■ EXERCISE DIRECTIONS
Restate the data word for word and leave the images out.
*****
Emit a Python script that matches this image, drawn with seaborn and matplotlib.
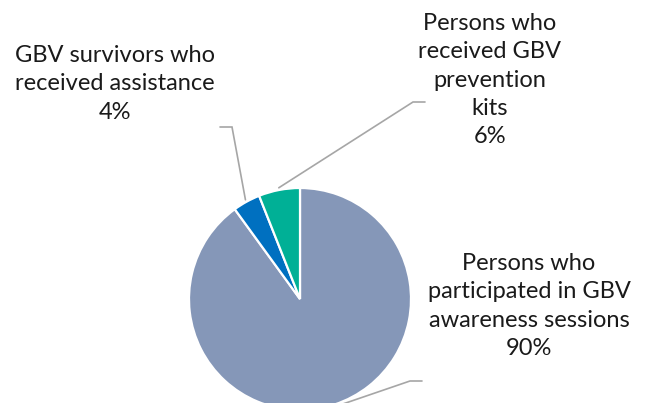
import numpy as np
import matplotlib
matplotlib.use("Agg")
import matplotlib.pyplot as plt
import seaborn as sns

labels = ["Persons who\nparticipated in GBV\nawareness sessions",
          "GBV survivors who\nreceived assistance",
          "Persons who\nreceived GBV\nprevention\nkits"]
values = [90, 4, 6]
colors = ["#8597B8", "#0070C0", "#00B096"]

sns.set_theme(style="white")
plt.rcParams['font.family'] = ['Lato', 'DejaVu Sans']

W, H = 648, 403
fig = plt.figure(figsize=(W / 100, H / 100), dpi=100)
ax = fig.add_axes([0, 0, 1, 1])
cx, cy, R = 300, 104, 111
wedges, _ = ax.pie(values, colors=colors, startangle=90, counterclock=False,
                   center=(cx, cy), radius=R, frame=True,
                   wedgeprops=dict(edgecolor="white", linewidth=1.6))
ax.set_xlim(0, W)
ax.set_ylim(0, H)
ax.set_aspect("equal")
ax.axis("off")

# label layout in pixels (y from bottom)
layout = [
    dict(elbow=(410, H - 381), end=(422, H - 381), text=(529, H - 253)),
    dict(elbow=(232, H - 127), end=(220, H - 127), text=(115, H - 45)),
    dict(elbow=(413, H - 102), end=(425, H - 102), text=(490, H - 13)),
]
total = sum(values)
for w, lab, v, lay in zip(wedges, labels, values, layout):
    mid = np.deg2rad((w.theta1 + w.theta2) / 2)
    sx, sy = cx + R * 1.02 * np.cos(mid), cy + R * 1.02 * np.sin(mid)
    ex, ey = lay["elbow"]
    fx, fy = lay["end"]
    ax.plot([sx, ex, fx], [sy, ey, fy], color="#A6A6A6", lw=1.2,
            solid_joinstyle="miter", clip_on=False)
    tx, ty = lay["text"]
    ax.text(tx, ty, f"{lab}\n{round(100 * v / total)}%", ha="center", va="top",
            fontsize=17, color="#1a1a1a", linespacing=1.43)

fig.savefig("out.png", dpi=100)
*****
■ WRITTEN REPLY
Emit a Python script that matches this image, drawn with seaborn and matplotlib.
import numpy as np
import matplotlib
matplotlib.use("Agg")
import matplotlib.pyplot as plt
import seaborn as sns

labels = ["Persons who\nparticipated in GBV\nawareness sessions",
          "GBV survivors who\nreceived assistance",
          "Persons who\nreceived GBV\nprevention\nkits"]
values = [90, 4, 6]
colors = ["#8597B8", "#0070C0", "#00B096"]

sns.set_theme(style="white")
plt.rcParams['font.family'] = ['Lato', 'DejaVu Sans']

W, H = 648, 403
fig = plt.figure(figsize=(W / 100, H / 100), dpi=100)
ax = fig.add_axes([0, 0, 1, 1])
cx, cy, R = 300, 104, 111
wedges, _ = ax.pie(values, colors=colors, startangle=90, counterclock=False,
                   center=(cx, cy), radius=R, frame=True,
                   wedgeprops=dict(edgecolor="white", linewidth=1.6))
ax.set_xlim(0, W)
ax.set_ylim(0, H)
ax.set_aspect("equal")
ax.axis("off")

# label layout in pixels (y from bottom)
layout = [
    dict(elbow=(410, H - 381), end=(422, H - 381), text=(529, H - 253)),
    dict(elbow=(232, H - 127), end=(220, H - 127), text=(115, H - 45)),
    dict(elbow=(413, H - 102), end=(425, H - 102), text=(490, H - 13)),
]
total = sum(values)
for w, lab, v, lay in zip(wedges, labels, values, layout):
    mid = np.deg2rad((w.theta1 + w.theta2) / 2)
    sx, sy = cx + R * 1.02 * np.cos(mid), cy + R * 1.02 * np.sin(mid)
    ex, ey = lay["elbow"]
    fx, fy = lay["end"]
    ax.plot([sx, ex, fx], [sy, ey, fy], color="#A6A6A6", lw=1.2,
            solid_joinstyle="miter", clip_on=False)
    tx, ty = lay["text"]
    ax.text(tx, ty, f"{lab}\n{round(100 * v / total)}%", ha="center", va="top",
            fontsize=17, color="#1a1a1a", linespacing=1.43)

fig.savefig("out.png", dpi=100)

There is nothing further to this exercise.